What went on to happen is what so often happens, that my practice affected my position – the more I said “Welcome” the more welcoming I felt, and the more importance I ascribed to welcoming people. And, I hope, the more people felt welcome, and what better starting point for a course, or for anything else?
Then, when I was in Palestine in August, and heard Burhan’s story of the man who tried to say “Welcome” in English, I realised I have been welcoming people in a Palestinian fashion all along. We visited Burhan’s village in the far north of the West Bank, and it is hard to conceive of anyone feeling more welcomed anywhere. It wasn’t just what was said, it was the way it was said (and there’s a hint of my workshop to come), and the food we were given, too.
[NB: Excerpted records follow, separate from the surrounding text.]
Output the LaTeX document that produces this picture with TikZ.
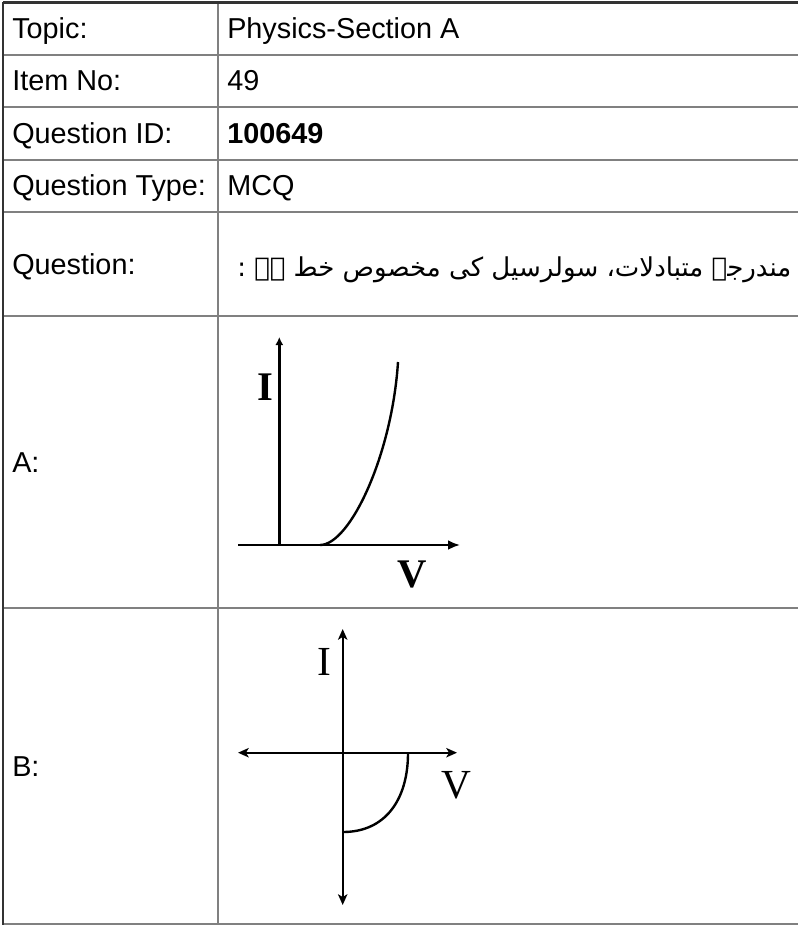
\documentclass[tikz,border=0pt]{standalone}
\usepackage{fontspec}
\setmainfont{Liberation Sans}
\newfontfamily\graphfont{Liberation Serif}
\newfontfamily\urdufont[Script=Arabic]{DejaVu Sans}
\TeXXeTstate=1
\usetikzlibrary{arrows.meta}
\definecolor{rulegray}{HTML}{808080}
\definecolor{edgedark}{HTML}{333333}
\begin{document}
\begin{tikzpicture}[x=0.75pt,y=-0.75pt,
  ruleline/.style={draw=rulegray, line width=1.5pt},
  edgeline/.style={draw=edgedark, line width=1.6pt},
  cell/.style={anchor=base west, inner sep=0pt, font=\fontsize{21.6}{26}\selectfont},
  axisA/.style={draw=black, line width=2.2pt},
  curveA/.style={draw=black, line width=1.8pt},
  axisB/.style={draw=black, line width=1.5pt},
  curveB/.style={draw=black, line width=1.8pt},
  lblA/.style={inner sep=0pt, font=\graphfont\bfseries\fontsize{30.5}{32}\selectfont},
  lblB/.style={inner sep=0pt, font=\graphfont\fontsize{31}{33}\selectfont},
  tipA/.style={-{Latex[length=9pt,width=7.5pt]}},
  tipAsmall/.style={-{Latex[length=6pt,width=6pt]}},
  tipB/.style={{Stealth[length=8pt,width=7pt,inset=2pt]}-{Stealth[length=8pt,width=7pt,inset=2pt]}}
]
\useasboundingbox (0,0) rectangle (798,925);
\fill[white] (0,0) rectangle (798,925);
% table rules
\foreach \yy in {54.5,107,159.5,212,316,608,924}
  \draw[ruleline] (3,\yy) -- (798,\yy);
\draw[ruleline] (218,2) -- (218,925);
\draw[edgeline] (3,2.5) -- (798,2.5);
\draw[edgeline] (3,2) -- (3,925);
% left column
\node[cell] (ltopic) at (12,38.25) {Topic:};
\node[cell] (litem) at (12,90.75) {Item No:};
\node[cell] (lqid) at (12,143.25) {Question ID:};
\node[cell] (lqtype) at (12,195.75) {Question Type:};
\node[cell] (lq) at (12,274) {Question:};
\node[cell] (la) at (12,472) {A:};
\node[cell] (lb) at (12,776) {B:};
% right column
\node[cell] (rtopic) at (227,38.25) {Physics-Section A};
\node[cell] (ritem) at (227,90.75) {49};
\node[cell] (rqid) at (227,143.25) {\bfseries 100649};
\node[cell] (rqtype) at (227,195.75) {MCQ};
\node[anchor=base west, inner sep=0pt, font=\urdufont\fontsize{19.5}{24}\selectfont] (rq) at (237,276)
  {\beginR مندرجہ متبادلات، سولرسیل کی مخصوص خط ہے :\endR};
% graph A
\coordinate (aO) at (279.3,545);
\coordinate (aTop) at (279.3,337);
\coordinate (aL) at (238,545);
\coordinate (aR) at (460,545);
\coordinate (aC0) at (320,545);
\coordinate (aC1) at (398,362);
\draw[axisA,tipA] (aL) -- (aR);
\draw[axisA,tipAsmall] (aO) -- (aTop);
\draw[curveA] (aC0) .. controls (350,545) and (392,455) .. (aC1);
\node[lblA] (aI) at (265,387) {I};
\node[lblA] (aV) at (412,574) {V};
% graph B
\coordinate (bTop) at (342.7,629);
\coordinate (bBot) at (342.7,905);
\coordinate (bL) at (238,752.7);
\coordinate (bR) at (457,752.7);
\coordinate (bC0) at (408,753);
\coordinate (bC1) at (343,832);
\draw[axisB,tipB] (bL) -- (bR);
\draw[axisB,tipB] (bBot) -- (bTop);
\draw[curveB] (bC0) .. controls (408,800) and (385,832) .. (bC1);
\node[lblB] (bI) at (324,662) {I};
\node[lblB] (bV) at (456,785) {V};
\end{tikzpicture}
\end{document}
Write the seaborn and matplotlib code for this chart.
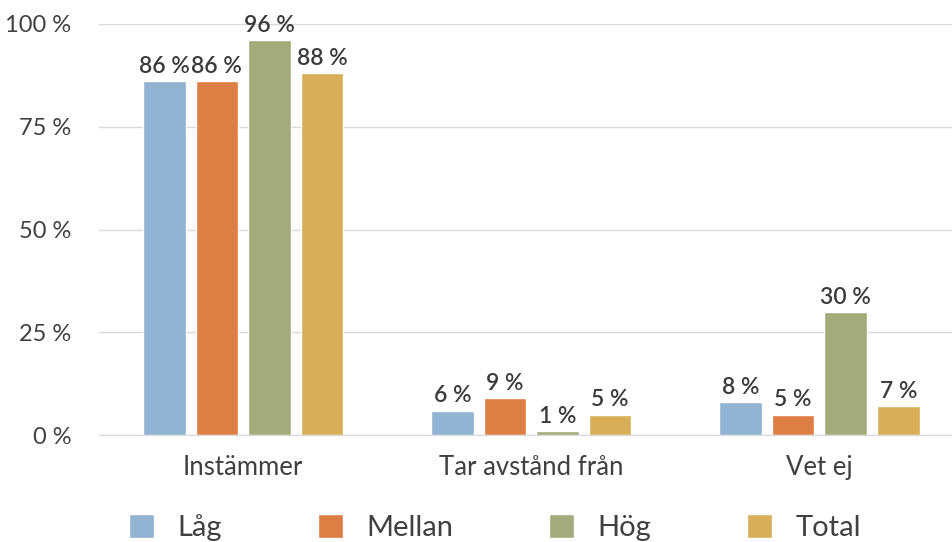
import pandas as pd
import matplotlib.pyplot as plt
import seaborn as sns

# Data
categories = ["Instämmer", "Tar avstånd från", "Vet ej"]
groups = ["Låg", "Mellan", "Hög", "Total"]
lag = [86, 6, 8]
mellan = [86, 9, 5]
hog = [96, 1, 30]
total = [88, 5, 7]
colors = ["#93b3d3", "#dd7e44", "#a3aa7c", "#d8af58"]

rows = []
for g, vals in zip(groups, [lag, mellan, hog, total]):
    for c, v in zip(categories, vals):
        rows.append({"kategori": c, "grupp": g, "andel": v})
df = pd.DataFrame(rows)

sns.set_style("white")
plt.rcParams["font.family"] = ["Lato", "DejaVu Sans"]

fig = plt.figure(figsize=(9.53, 5.42), dpi=100)
ax = fig.add_axes([0.104, 0.197, 0.907, 0.759])

sns.barplot(data=df, x="kategori", y="andel", hue="grupp", order=categories,
            hue_order=groups, palette=colors, width=0.73, gap=0.19,
            saturation=1, ax=ax, legend=True)

for cont in ax.containers:
    ax.bar_label(cont, labels=[f"{v:.0f} %" for v in cont.datavalues],
                 padding=3, fontsize=16.5, color="#3a3a3a", fontweight="semibold")

ax.set_ylim(0, 100)
ax.set_xlim(-0.5, 2.5)
ax.set_yticks([0, 25, 50, 75, 100])
ax.set_yticklabels([f"{t} %" for t in [0, 25, 50, 75, 100]])
ax.yaxis.grid(True, color="#d9d9d9", linewidth=1)
ax.set_axisbelow(True)
for s in ["top", "right", "left"]:
    ax.spines[s].set_visible(False)
ax.spines["bottom"].set_color("#d9d9d9")
ax.tick_params(axis="both", length=0, labelcolor="#404040")
ax.tick_params(axis="x", pad=14, labelsize=18.5)
ax.tick_params(axis="y", pad=20, labelsize=17)
ax.set_xlabel("")
ax.set_ylabel("")

handles, labels = ax.get_legend_handles_labels()
ax.legend(handles, labels, loc="lower center", bbox_to_anchor=(0.458, -0.307),
          ncol=4, frameon=False, fontsize=21, labelcolor="#404040",
          handlelength=0.85, handleheight=0.85, columnspacing=3.3, handletextpad=0.8,
          borderpad=0.2)

plt.savefig("out.png", dpi=100)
I told Burhan how struck I was by the welcome, and he told me how important this is for Palestinians, and how they repeat “Welcome” at least three times! Though they might say it in different ways. This is how Burhan explained it to me: ‘In Arabic, “ahlan wa sahlan” is two welcomes, where “ahlan” means “we are now one family” and “sahlan” means “I hope your way here wasn’t difficult”, and it’s polite to repeat this and use other words like “keef halak”, which means “how are you?” and “keef el saha”, meaning “I hope your health is ok”. So in Arabic you repeat it many times to show that you are warm and sincere’.
So when the old Palestinian man was told that in English, for “welcome” you say “how do you do?”, he assumed this must be four different ways of saying “welcome”, otherwise it wouldn’t be enough. He assumed that the word “how” meant “ahlan” and “do” meant “sahlan” and you means “seha” (your health is ok). So he divided the words and said them slowly, leaving pauses in between: how do you do, as each word was a different way of saying “welcome”. And he thought he must have welcomed them very well, because he had welcomed them several times, in different ways. Because one welcome is not enough.